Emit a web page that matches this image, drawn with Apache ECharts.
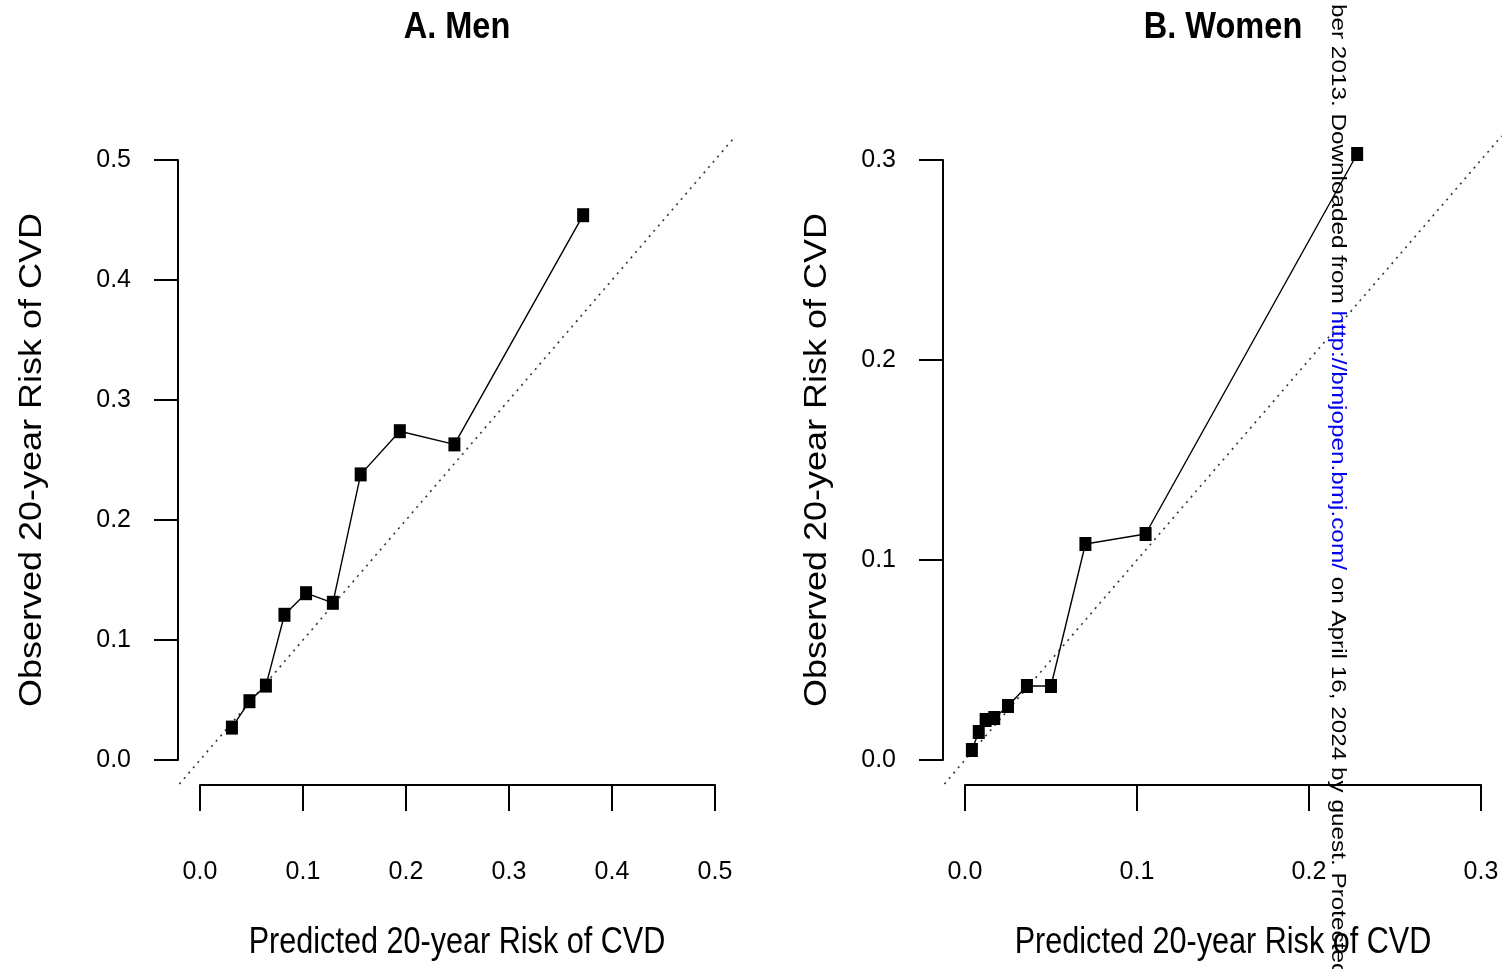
<!DOCTYPE html>
<html lang="en">
<head>
<meta charset="UTF-8">
<title>Calibration of predicted 20-year CVD risk</title>
<script src="https://cdn.jsdelivr.net/npm/echarts@6/dist/echarts.min.js"></script>
<style>
  html, body { margin: 0; padding: 0; background: #fff; }
  #chart { width: 1506px; height: 969px; }
</style>
</head>
<body>
<div id="chart"></div>
<script>
  // A. Men  - predicted vs observed risk per risk group
  var menPredicted = [0.031, 0.048, 0.064, 0.082, 0.103, 0.129, 0.156, 0.194, 0.247, 0.372];
  var menObserved  = [0.027, 0.049, 0.062, 0.121, 0.139, 0.131, 0.238, 0.274, 0.263, 0.454];
  // B. Women
  var womenPredicted = [0.004, 0.008, 0.012, 0.017, 0.025, 0.036, 0.050, 0.070, 0.105, 0.228];
  var womenObserved  = [0.005, 0.014, 0.020, 0.021, 0.027, 0.037, 0.037, 0.108, 0.113, 0.303];
  // axis maxima, plot region limits (R pads the range by 4%) used also for the y = x line
  var menAxisMax = 0.5;
  var womenAxisMax = 0.3;
  var menRegion = [-0.02, 0.52];
  var womenRegion = [-0.012, 0.312];
  var titles = ['A. Men', 'B. Women'];
  var xTitle = 'Predicted 20-year Risk of CVD';
  var yTitle = 'Observed 20-year Risk of CVD';

  var sans = '"Liberation Sans", Arial, sans-serif';

  function zip(a, b) {
    return a.map(function (v, i) { return [v, b[i]]; });
  }

  // visible R-style axes, detached from the plot region
  function xAxis(idx, max) {
    return {
      gridIndex: idx, type: 'value', min: 0, max: max, interval: 0.1,
      position: 'bottom', offset: 25,
      axisLine: { show: true, onZero: false, lineStyle: { color: '#000', width: 2 } },
      axisTick: { show: true, length: 26, lineStyle: { color: '#000', width: 2 } },
      axisLabel: { color: '#000', fontSize: 25, fontFamily: sans, margin: 75,
        formatter: function (v) { return v.toFixed(1); } },
      splitLine: { show: false }
    };
  }

  function yAxis(idx, max) {
    return {
      gridIndex: idx, type: 'value', min: 0, max: max, interval: 0.1,
      position: 'left', offset: 22,
      axisLine: { show: true, onZero: false, lineStyle: { color: '#000', width: 2 } },
      axisTick: { show: true, length: 24, lineStyle: { color: '#000', width: 2 } },
      axisLabel: { color: '#000', fontSize: 25, fontFamily: sans, margin: 47,
        formatter: function (v) { return v.toFixed(1); } },
      splitLine: { show: false }
    };
  }

  // hidden axes spanning the whole plot region, the data is drawn on these
  function regionAxis(idx, region) {
    return { gridIndex: idx, type: 'value', min: region[0], max: region[1], show: false };
  }

  function pointSeries(idx, data) {
    return {
      type: 'line', xAxisIndex: idx, yAxisIndex: idx, data: data,
      symbol: 'rect', symbolSize: [12, 14], clip: false, z: 5,
      lineStyle: { color: '#000', width: 1.4 },
      itemStyle: { color: '#000' }
    };
  }

  function diagonalSeries(idx, ends) {
    return {
      type: 'line', xAxisIndex: idx, yAxisIndex: idx,
      data: [[ends[0], ends[0]], [ends[1], ends[1]]],
      symbol: 'none', clip: false, z: 3, silent: true,
      lineStyle: { color: '#333', width: 1.6, type: [2, 5] }
    };
  }

  function hText(text, x, y, size, weight, sx) {
    return { type: 'text', x: x, y: y, scaleX: sx, z: 50,
      style: { text: text, align: 'center', verticalAlign: 'middle', fill: '#000',
        font: weight + ' ' + size + 'px ' + sans } };
  }

  function vText(text, x, y) {
    return { type: 'text', x: x, y: y, rotation: Math.PI / 2, scaleY: 0.85, z: 50,
      style: { text: text, align: 'center', verticalAlign: 'middle', fill: '#000',
        font: 'normal 36px ' + sans } };
  }

  var chart = echarts.init(document.getElementById('chart'));
  chart.setOption({
    animation: false,
    backgroundColor: '#fff',
    grid: [
      { left: 200, top: 160, width: 515, height: 600 },
      { left: 965, top: 160, width: 516, height: 600 },
      { left: 179.4, top: 136, width: 556.2, height: 648 },
      { left: 944.36, top: 136, width: 557.28, height: 648 }
    ],
    xAxis: [xAxis(0, menAxisMax), xAxis(1, womenAxisMax), regionAxis(2, menRegion), regionAxis(3, womenRegion)],
    yAxis: [yAxis(0, menAxisMax), yAxis(1, womenAxisMax), regionAxis(2, menRegion), regionAxis(3, womenRegion)],
    series: [
      diagonalSeries(2, menRegion),
      pointSeries(2, zip(menPredicted, menObserved)),
      diagonalSeries(3, womenRegion),
      pointSeries(3, zip(womenPredicted, womenObserved))
    ],
    graphic: [
      hText(titles[0], 457, 28, 37, 'bold', 0.88),
      hText(titles[1], 1223, 28, 37, 'bold', 0.88),
      hText(xTitle, 457, 943, 36, 'normal', 0.85),
      hText(xTitle, 1223, 943, 36, 'normal', 0.85),
      vText(yTitle, 33, 460),
      vText(yTitle, 818, 460),
      { type: 'text', x: 1338, y: 4, rotation: -Math.PI / 2, scaleY: 0.85, z: 100,
        style: {
          text: '{a|ber 2013. Downloaded from }{b|http://bmjopen.bmj.com/}{a| on April 16, 2024 by guest. Protected}',
          align: 'left', verticalAlign: 'middle',
          rich: {
            a: { fill: '#000', fontSize: 24.3, fontFamily: sans },
            b: { fill: '#0000ee', fontSize: 24.3, fontFamily: sans }
          }
        } }
    ]
  });
</script>
</body>
</html>
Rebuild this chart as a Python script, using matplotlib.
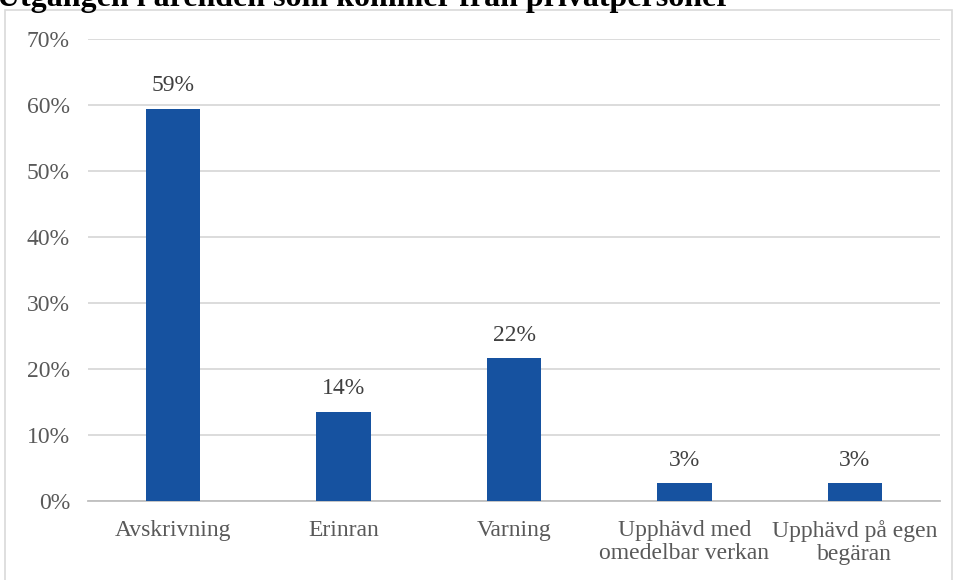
import matplotlib.pyplot as plt
from matplotlib.patches import Rectangle

categories = ['Avskrivning', 'Erinran', 'Varning',
              'Upphävd med\nomedelbar verkan', 'Upphävd på egen\nbegäran']
shares = [59.4, 13.5, 21.6, 2.7, 2.7]
yticks = [0, 10, 20, 30, 40, 50, 60, 70]

plt.rcParams['font.family'] = ['Liberation Serif', 'DejaVu Serif']

fig = plt.figure(figsize=(9.56, 5.8), dpi=100)
ax = fig.add_axes([88 / 956, 1 - 501 / 580, 852 / 956, 462 / 580])

# outer chart frame
fig.patches.append(Rectangle((4.5 / 956, -0.05), 947 / 956, 1.05 - 10.5 / 580,
                             transform=fig.transFigure, fill=False,
                             edgecolor='#d9d9d9', linewidth=1.2))

fig.text(-0.003, 1 - 6 / 580, 'Utgången i ärenden som kommer från privatpersoner',
         fontsize=23, fontweight='bold', color='black', va='baseline', ha='left')

x = range(len(categories))
ax.bar(x, shares, width=0.32, color='#1652a0', zorder=3)
for i, v in zip(x, shares):
    ax.annotate(f'{v:.0f}%', (i, v), xytext=(0, 9), textcoords='offset points',
                ha='center', va='bottom', fontsize=17, color='#404040')

ax.set_xlim(-0.5, len(categories) - 0.5)
ax.set_ylim(0, 70)
ax.set_yticks(yticks)
ax.set_yticklabels([f'{t}%' for t in yticks])
ax.set_xticks(list(x))
ax.set_xticklabels(categories, linespacing=1.12)
ax.grid(axis='y', color='#d9d9d9', linewidth=1.3, zorder=0)
for s in ['top', 'right', 'left']:
    ax.spines[s].set_visible(False)
ax.spines['bottom'].set_color('#bfbfbf')
ax.spines['bottom'].set_linewidth(1.3)
ax.tick_params(axis='both', length=0, labelsize=17, labelcolor='#595959')
ax.tick_params(axis='y', pad=13)
ax.tick_params(axis='x', pad=14)

fig.savefig('out.png', dpi=100)
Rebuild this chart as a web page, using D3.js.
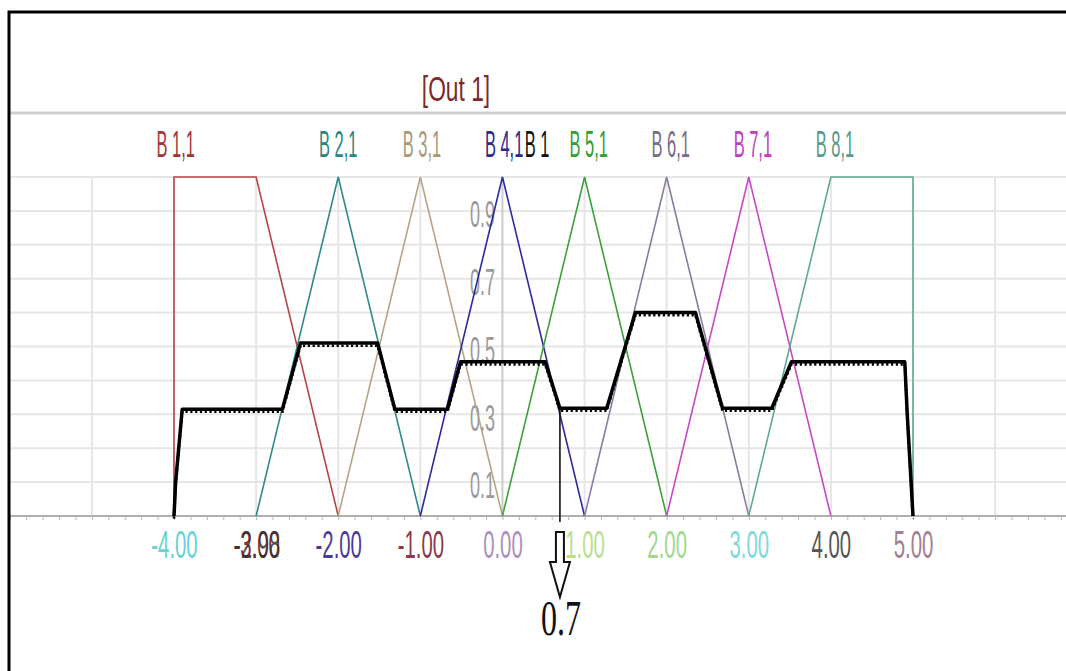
<!DOCTYPE html>
<html>
<head>
<meta charset="utf-8">
<script src="https://cdn.jsdelivr.net/npm/d3@7"></script>
<style>
  body { margin: 0; background: #fff; }
  svg { display: block; }
  text { font-family: "Liberation Sans", Arial, sans-serif; }
</style>
</head>
<body>
<svg id="chart" width="1066" height="671"></svg>
<script>
// membership functions of [Out 1]
var mfNames = ["B 1,1", "B 2,1", "B 3,1", "B 4,1", "B 5,1", "B 6,1", "B 7,1", "B 8,1"];
var mfColors = ["#b84545", "#2e8b8b", "#b5a585", "#2b2b9b", "#3ca03c", "#8c7c9c", "#c848c8", "#5fa898"];
var mfLabelColors = ["#a53535", "#2a8585", "#a89878", "#2a2a8a", "#30a030", "#7a6a8a", "#c040c0", "#5a9a8a"];
var mfLabelX = [-3.98, -2, -0.98, 0.02, 1.05, 2.05, 3.05, 4.05];
var mfX = [
  [-4, -4, -3, -2],
  [-3, -2, -1],
  [-2, -1, 0],
  [-1, 0, 1],
  [0, 1, 2],
  [1, 2, 3],
  [2, 3, 4],
  [3, 4, 5, 5]
];
var mfY = [
  [0, 1, 1, 0],
  [0, 1, 0],
  [0, 1, 0],
  [0, 1, 0],
  [0, 1, 0],
  [0, 1, 0],
  [0, 1, 0],
  [0, 1, 1, 0]
];

// aggregated output (black curve)
var outX = [-4, -3.98, -3.9, -2.68, -2.46, -1.52, -1.31, -0.67, -0.51, 0.52, 0.7, 1.27, 1.62, 2.35, 2.68, 3.28, 3.52, 4.9, 4.93, 5.0];
var outY = [0, 0.1, 0.315, 0.315, 0.51, 0.51, 0.315, 0.315, 0.455, 0.455, 0.318, 0.318, 0.6, 0.6, 0.318, 0.318, 0.455, 0.455, 0.3, 0];

var crisp = 0.7;

// axis labels
var xTicks = [-4, -3, -2, -1, 0, 1, 2, 3, 4, 5];
var xTickColors = ["#66d2d2", "#8a2a2a", "#4a3a9a", "#8a3a4a", "#a890c0", "#b8e090", "#a0d890", "#80d8d8", "#555555", "#a08090"];
var yTicks = [0.1, 0.3, 0.5, 0.7, 0.9];

var svg = d3.select("#chart");
var x = d3.scaleLinear().domain([-4, 5]).range([174, 913]);
var y = d3.scaleLinear().domain([0, 1]).range([516, 177]);

var fmt2 = function(d) { return d3.format(".2f")(d).replace("\u2212", "-"); };

// header line and title
svg.append("line")
  .attr("x1", 9).attr("x2", 1066).attr("y1", 113).attr("y2", 113)
  .attr("stroke", "#cfcfcf").attr("stroke-width", 3);

svg.append("text")
  .attr("transform", "translate(456,101) scale(0.67,1.05)")
  .attr("text-anchor", "middle")
  .style("font-size", "34px")
  .attr("fill", "#7e2a2a")
  .text("[Out 1]");

// grid
var grid = svg.append("g");
grid.selectAll(".hg")
  .data(d3.range(1, 11).map(function(d) { return d / 10; }))
  .enter().append("line")
    .attr("x1", 9).attr("x2", 1066)
    .attr("y1", function(d) { return y(d); })
    .attr("y2", function(d) { return y(d); })
    .attr("stroke", "#e6e6e6").attr("stroke-width", 2);
grid.selectAll(".vg")
  .data(d3.range(-5, 7))
  .enter().append("line")
    .attr("x1", function(d) { return x(d); })
    .attr("x2", function(d) { return x(d); })
    .attr("y1", y(1)).attr("y2", y(0))
    .attr("stroke", function(d) { return d === 0 ? "#cccccc" : "#e6e6e6"; })
    .attr("stroke-width", 2);

// x axis
svg.append("line")
  .attr("x1", 9).attr("x2", 1066).attr("y1", y(0)).attr("y2", y(0))
  .attr("stroke", "#b0b0b0").attr("stroke-width", 2);

var minor = d3.range(-30, 36).map(function(d) { return d / 5; });
var gMinor = svg.append("g")
  .attr("transform", "translate(0," + y(0) + ")")
  .call(d3.axisBottom(x).tickValues(minor).tickSize(4).tickFormat(""));
gMinor.select(".domain").remove();
gMinor.selectAll("line").attr("stroke", "#b8b8b8");

var gMajor = svg.append("g")
  .attr("transform", "translate(0," + y(0) + ")")
  .call(d3.axisBottom(x).tickValues(xTicks).tickSize(0).tickPadding(36).tickFormat(fmt2));
gMajor.select(".domain").remove();
gMajor.selectAll("text")
  .attr("transform", "scale(0.55,1.05)")
  .style("font-size", "37px")
  .attr("dy", "0.1em")
  .attr("fill", function(d, i) { return xTickColors[i]; });

// overlapping label at -3
gMajor.selectAll(".tick").filter(function(d) { return d === -3; })
  .append("text")
    .attr("transform", "scale(0.55,1.05)")
    .attr("x", 1)
    .attr("y", 36).attr("dy", "0.1em")
    .attr("text-anchor", "middle")
    .style("font-size", "37px")
    .attr("fill", "#333333")
    .attr("fill-opacity", 0.85)
    .text(fmt2(-2.98));

// y labels
var gy = svg.append("g")
  .attr("transform", "translate(" + x(0) + ",0)")
  .call(d3.axisLeft(y).tickValues(yTicks).tickSize(0).tickPadding(15).tickFormat(d3.format(".1f")));
gy.select(".domain").remove();
gy.selectAll("text")
  .attr("transform", "scale(0.5,1.05)")
  .attr("dy", "0.42em")
  .style("font-size", "36px")
  .attr("fill", "#9a9a9a");

// membership functions
var line = d3.line()
  .x(function(d) { return x(d[0]); })
  .y(function(d) { return y(d[1]); });

mfNames.forEach(function(name, i) {
  var pts = d3.zip(mfX[i], mfY[i]);
  svg.append("path")
    .attr("d", line(pts))
    .attr("fill", "none")
    .attr("stroke", mfColors[i])
    .attr("stroke-width", 1.6);

  svg.append("text")
    .attr("transform", "translate(" + x(mfLabelX[i]) + ",157) scale(0.47,1.05)")
    .attr("text-anchor", "middle")
    .style("font-size", "35px")
    .attr("fill", mfLabelColors[i])
    .text(name);
});

svg.append("text")
  .attr("transform", "translate(537,157) scale(0.47,1.05)")
  .attr("text-anchor", "middle")
  .style("font-size", "35px")
  .attr("fill", "#111")
  .text("B 1");

// output curve, drawn thick with small teeth below it
var outPts = d3.zip(outX, outY);
svg.append("path")
  .attr("d", line(outPts))
  .attr("fill", "none")
  .attr("stroke", "#000")
  .attr("stroke-width", 3.5)
  .attr("stroke-linejoin", "round");
svg.append("path")
  .attr("d", line(outPts))
  .attr("transform", "translate(0,2.6)")
  .attr("fill", "none")
  .attr("stroke", "#000")
  .attr("stroke-width", 2.6)
  .attr("stroke-dasharray", "2.2,2.6");

// crisp value marker
var cx = x(crisp);
svg.append("line")
  .attr("x1", cx).attr("x2", cx)
  .attr("y1", y(0.318)).attr("y2", y(0) + 6)
  .attr("stroke", "#111").attr("stroke-width", 1.6);

svg.append("path")
  .attr("d", "M" + (cx - 4) + ",532 L" + (cx + 4) + ",532 L" + (cx + 4) + ",562 L" + (cx + 10) + ",562 L" + cx + ",597 L" + (cx - 10) + ",562 L" + (cx - 4) + ",562 Z")
  .attr("fill", "#fff")
  .attr("stroke", "#111")
  .attr("stroke-width", 2);

svg.append("text")
  .attr("transform", "translate(" + (cx + 1) + ",635) scale(0.64,1)")
  .attr("text-anchor", "middle")
  .style("font-family", "'Liberation Serif', 'Times New Roman', serif")
  .style("font-size", "50px")
  .attr("fill", "#111")
  .text(d3.format(".1f")(crisp));

// outer frame
svg.append("rect")
  .attr("x", 9).attr("y", 12)
  .attr("width", 1100).attr("height", 720)
  .attr("fill", "none")
  .attr("stroke", "#000")
  .attr("stroke-width", 3);
</script>
</body>
</html>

____________

## WORK TO COMPLETE
Do not include pictures. Give again exactly the lines starting at the one with "Rebuild this chart as a Python" and ending at the one with "ha='center', va='bottom', fontsize=17, color='#404040')", both included.

## EXERCISE ANSWER
Rebuild this chart as a Python script, using matplotlib.
import matplotlib.pyplot as plt
from matplotlib.patches import Rectangle

categories = ['Avskrivning', 'Erinran', 'Varning',
              'Upphävd med\nomedelbar verkan', 'Upphävd på egen\nbegäran']
shares = [59.4, 13.5, 21.6, 2.7, 2.7]
yticks = [0, 10, 20, 30, 40, 50, 60, 70]

plt.rcParams['font.family'] = ['Liberation Serif', 'DejaVu Serif']

fig = plt.figure(figsize=(9.56, 5.8), dpi=100)
ax = fig.add_axes([88 / 956, 1 - 501 / 580, 852 / 956, 462 / 580])

# outer chart frame
fig.patches.append(Rectangle((4.5 / 956, -0.05), 947 / 956, 1.05 - 10.5 / 580,
                             transform=fig.transFigure, fill=False,
                             edgecolor='#d9d9d9', linewidth=1.2))

fig.text(-0.003, 1 - 6 / 580, 'Utgången i ärenden som kommer från privatpersoner',
         fontsize=23, fontweight='bold', color='black', va='baseline', ha='left')

x = range(len(categories))
ax.bar(x, shares, width=0.32, color='#1652a0', zorder=3)
for i, v in zip(x, shares):
    ax.annotate(f'{v:.0f}%', (i, v), xytext=(0, 9), textcoords='offset points',
                ha='center', va='bottom', fontsize=17, color='#404040')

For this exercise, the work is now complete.